Ambiguity by Ericka Koehler

Ambiguity is a word or statement that has more than one meaning. If a phrase is ambiguous, it means multiple things (“Ambiguity,” 2021). There are different types of ambiguity like lexical and syntactic ambiguity. Lexical ambiguity is a word that has more than a meaning and syntactic ambiguity is a clause or phrase that has more than one meaning because it has more than one syntactic structure (Denham & Lobeck, 2012). Also, there is narrative ambiguity which refers to a story or idea that has different meanings. The distinction is not made clear by the writer (“Ambiguity,” 2021).

An example is the tale “Black Cat” by Edgar Allan Poe. This tale was published in 1843 in the U.S. Saturday Evening Post. The story is a horror story. It is about a black cat and his owner who suffered from drinking problems just as Poe did in real life. The whole story is ambiguous, if you reread it, you can interpret it as a sane narrator telling people about supernatural things happening or as an insane narrator telling his hallucinations. There is a lot of symbolism in the tale too. The black cat symbolizes bad fortune in many cultures, but it can also have the opposite meaning in others, as in ancient Egypt where it was worshiped.

The following is an example of ambiguity:

            “The cat followed me down the steep

              stairs, and, nearly throwing me headlong,

              exasperated me to madness.”

In that sentence, we can understand that the cat followed him until he tripped and fell headlong and this drove him to madness. Another way to read this sentence is that he was tired of the cat. Depending on what exactly the author wants to communicate to the reader, the sentence can be clarified.

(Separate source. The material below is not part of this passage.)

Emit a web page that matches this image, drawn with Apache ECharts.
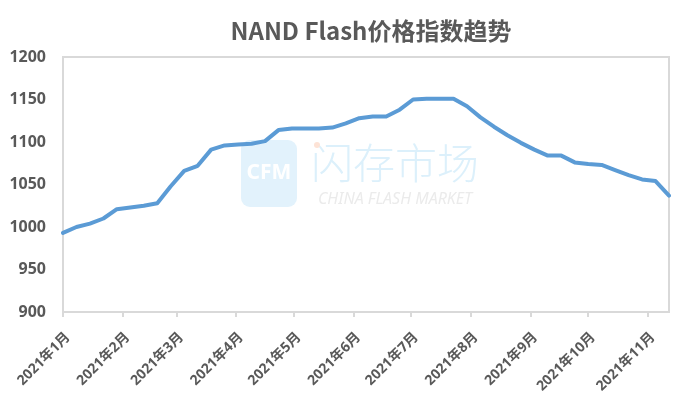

Modifications can be made to the wording. For example, you could say: “The cat chased him so much that the man fell, hit his head, and went crazy from a brain injury.” This would clarify that the cat’s actions at that moment caused his madness.

  References

Ambiguity (2021). Poem Analysis. Retrieved from:

https://poemanalysis.com/glossary/ambiguity/

Denham, Kristin & Lobeck, Anne (2012). Linguistics for Everyone: An Introduction. 2nd edition.